The eruptive activity of basaltic hotspot volcanoes displays major fluctuations on times scales of years to decades. Theses fluctuations are thought to reflect changes in the rate of mantle melt supply. However, the crustal filter generally masks the mantle processes involved. Here, we show that the cyclic and generally increasing activity of the Piton de la Fournaise volcano (La Réunion) since the mid 20th century is tightly linked to the fertility of its source, as recorded by 87Sr/86Sr and incompatible trace elements ratios of lavas.
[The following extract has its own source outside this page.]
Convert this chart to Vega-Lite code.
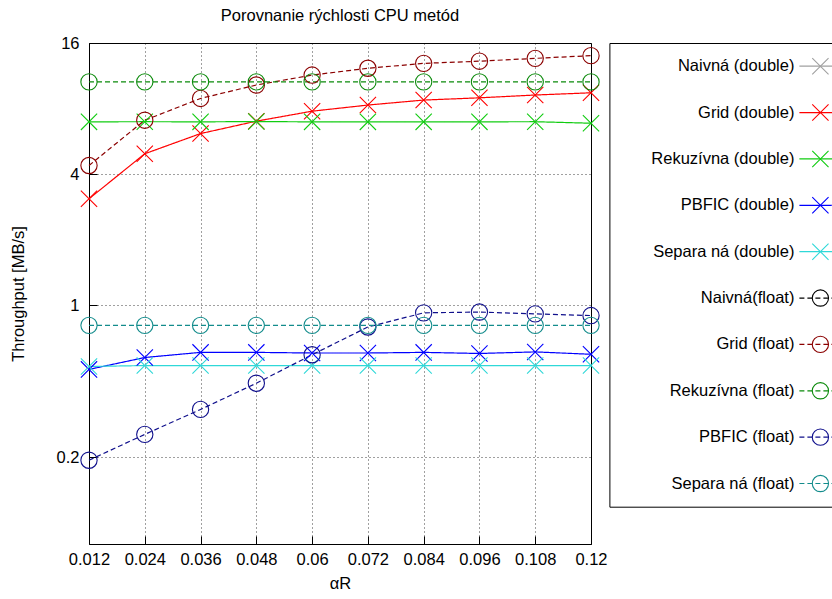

We identify a twofold control of source fertility on eruptive activity: melt extraction from fertile, incompatible element-enriched veins initiates decadal-scale eruptive sequences, so that vein distribution in the plume source directly controls the cyclic activity. Indirectly, reactive flow of enriched melts increases mantle porosity and promotes melts extraction from the peridotite matrix. This process is thought to have caused a fourfold increase in magma supply between 1998 and 2014 at Piton de la Fournaise, and could also explain magma surges at other frequently active hotspot volcanoes, such as Kilauea, Hawaii. The short-term eruptive activity of hotspot volcanoes appears to be ultimately linked to the distribution and size of lithological heterogeneities in mantle plumes.